Gary Lineker signs up with charity to house a refugee

3 September 2020, 01:04 | Updated: 3 September 2020, 01:29

Gary Lineker has said he is ready to welcome a refugee into his home
Gary Lineker has said he is ready to welcome a refugee into his home. Picture: Getty
Nick Hardinges

By Nick Hardinges

Pundit and former footballer Gary Lineker will welcome a refugee to live with him in his Surrey mansion.

The ex-Everton and Spurs player told the Mirror he has been in contact with the charity Refugees at Home about offering an asylum seeker a place to stay.

He told the paper he is "not at all" apprehensive about the prospect as he is used to welcoming young people to his house after having four sons, all in their 20s, all bring their friends round.

Linker has no idea who will end up living with him or where they will be from but he will reportedly need to be interviewed and have a home visit from the charity before his application is approved.

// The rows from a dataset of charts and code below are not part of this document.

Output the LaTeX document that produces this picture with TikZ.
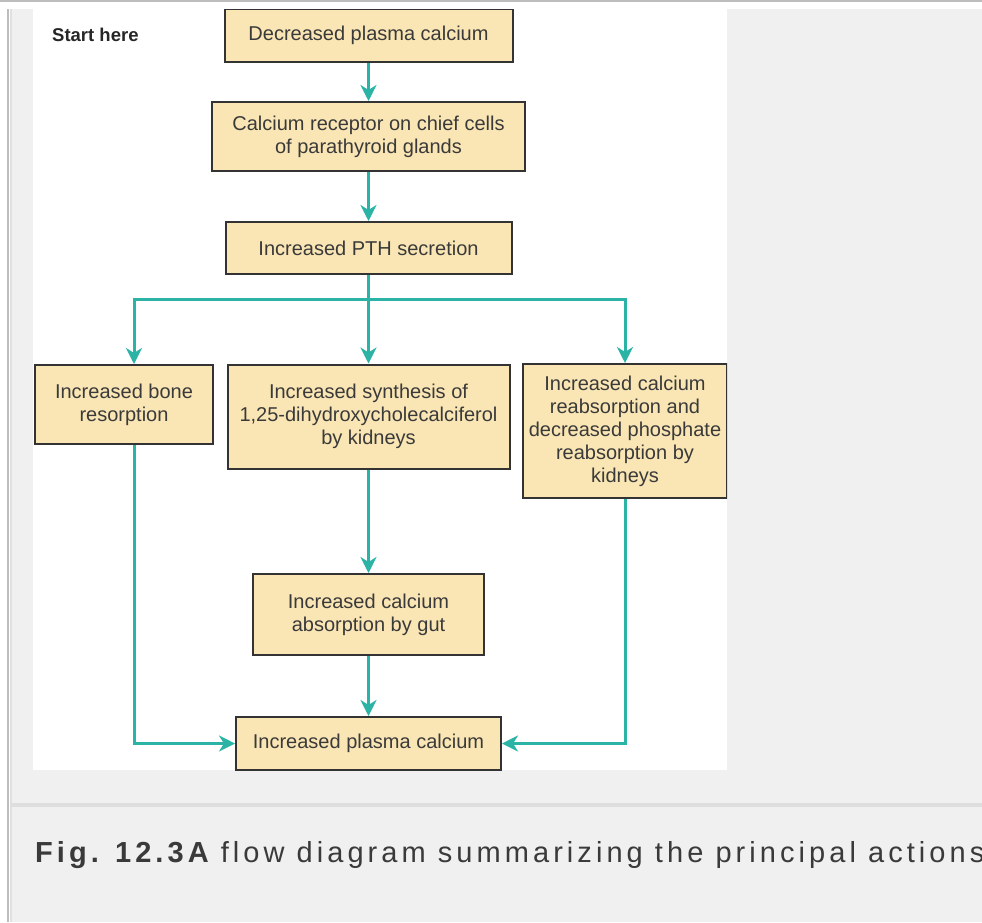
\documentclass[tikz,border=0pt]{standalone}
\usepackage{fontspec}
\setmainfont{Liberation Sans}
\newfontfamily\capfont[LetterSpace=14]{Liberation Sans}
\usetikzlibrary{arrows.meta}
\definecolor{boxfill}{HTML}{FAE6B4}
\definecolor{boxline}{HTML}{333333}
\definecolor{flowcol}{HTML}{2BB3A6}
\definecolor{txtcol}{HTML}{3A3A3A}
\definecolor{pagegray}{HTML}{F0F0F0}
\definecolor{rulegray}{HTML}{BDBDBD}
\definecolor{rulelight}{HTML}{E0E0E0}
\definecolor{sepgray}{HTML}{DEDEDE}
\tikzset{
  box/.style={draw=boxline,line width=2pt,fill=boxfill,inner sep=0pt,align=center,
    text=txtcol,font=\fontsize{20}{23}\selectfont},
  link/.style={draw=flowcol,line width=3pt},
  flow/.style={link,-{Stealth[length=16pt,width=16pt,inset=5pt]}}
}
\begin{document}
\begin{tikzpicture}[x=1pt,y=-1pt]
  \clip (0,0) rectangle (982,922);
  % page
  \fill[white] (0,0) rectangle (982,922);
  \fill[pagegray] (11,9) rectangle (982,922);
  \draw[rulegray,line width=1.5pt] (0,0.75) -- (982,0.75);
  \draw[rulegray,line width=1.6pt] (8.2,9) -- (8.2,922);
  \draw[rulelight,line width=2pt] (10.5,9) -- (10.5,922);
  \fill[white] (33,9) rectangle (727,770);
  \draw[sepgray,line width=4pt] (11,805) -- (982,805);

  \begin{scope}
    \clip (33,9) rectangle (727,770);
    \node[anchor=base west,inner sep=0pt,text=black!85,font=\bfseries\fontsize{18.5}{20}\selectfont] (start) at (52,41.5) {Start here};

    \node[box,minimum width=288pt,minimum height=53pt] (low) at (368.5,35.5) {Decreased plasma calcium};
    \node[box,minimum width=313pt,minimum height=69pt] (receptor) at (368.5,136.5) {Calcium receptor on chief cells\\of parathyroid glands};
    \node[box,minimum width=286pt,minimum height=52pt] (pth) at (368.5,248) {Increased PTH secretion};
    \node[box,minimum width=178pt,minimum height=79pt] (bone) at (124,404.5) {Increased bone\\resorption};
    \node[box,minimum width=282pt,minimum height=104pt] (synth) at (368.5,416.5) {Increased synthesis of\\1,25-dihydroxycholecalciferol\\by kidneys};
    \node[box,minimum width=204pt,minimum height=134pt] (reabs) at (625,431) {Increased calcium\\reabsorption and\\decreased phosphate\\reabsorption by\\kidneys};
    \node[box,minimum width=231pt,minimum height=81pt] (gut) at (368.5,614.5) {Increased calcium\\absorption by gut};
    \node[box,minimum width=265pt,minimum height=53pt] (high) at (368.5,743.5) {Increased plasma calcium};

    \coordinate (split) at (368.5,299);

    \draw[flow] (low) -- (receptor);
    \draw[flow] (receptor) -- (pth);
    \draw[link] (pth) -- (split);
    \draw[flow] (split) -| ([xshift=10pt]bone.north);
    \draw[flow] (split) -- (synth);
    \draw[flow] (split) -| (reabs.north);
    \draw[flow] (synth) -- (gut);
    \draw[flow] (gut) -- (high);
    \draw[flow] ([xshift=10pt]bone.south) |- (high.west);
    \draw[flow] (reabs.south) |- (high.east);
  \end{scope}

  \node[anchor=base west,inner sep=0pt,text=txtcol,font=\capfont\fontsize{29}{32}\selectfont] (caption) at (35,862)
    {{\bfseries Fig. 12.3A} flow diagram summarizing the principal actions};
\end{tikzpicture}
\end{document}
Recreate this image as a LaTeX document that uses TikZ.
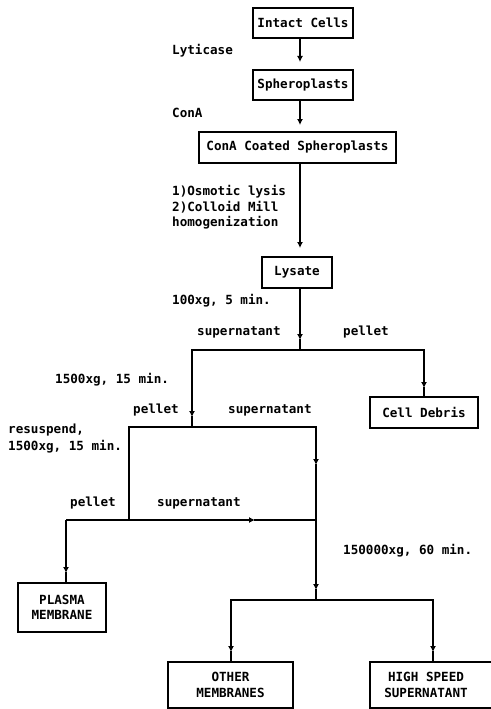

The Match of the Day host told the Mirror: "I have had so much connection with refugees over the last couple of years.

"I have met scores of young refugees through football schemes and they are genuinely lovely kids and they appreciate any help they can get.

"I'm sure it will be fine. I have been thinking of doing something like that for a while. My kids are all grown up so I've got plenty of room so if I can help on a temporary basis then I'm more than happy to do so. Why not?"

Read more: Fisherman explains why he helps migrants in Channel

The pundit has repeatedly been critical of the UK Government's handling of migrant crossings in the English Channel.

Last month, he described the response as "heartless and completely without empathy" and hinted he was willing to house a refugee after sharing the screenshot of an email with Refugees at Home.

It came after Tory MP Lee Anderson accused the former footballer of "virtue signalling" and suggested he should house "the next boat of illegal immigrants".

Lineker told the Mirror "we owe" it to refugees to help them out and that "most people" are, at some point in their ancestry, descended from refugees.

"They have given so much to this country and still continue to do so in terms of the jobs they do which we have witnessed during the pandemic in the NHS, carers and key workers," he said.

Read more: David Lammy calls for British compassion for refugees and migrants

Read more: Banksy funds boat to rescue refugees crossing the Mediterranean

The interview came on the day a record-breaking number of migrants reached the UK on Wednesday, according to Home Office data.

At least 409 people crossed the Channel in a flurry of small boats on Wednesday, the most in a single day, with hundreds being intercepted mid-route and others managing to reach land themselves.

This tally is nearly double the last record high which was set on 6 August when 235 people made the crossing.

More than 5,600 migrants have now made similar journeys to the UK this year, prompting Boris Johnson to warn Parliament that Britain is a "target and magnet" for people traffickers.

He has also vowed to change the law to help ease the crisis.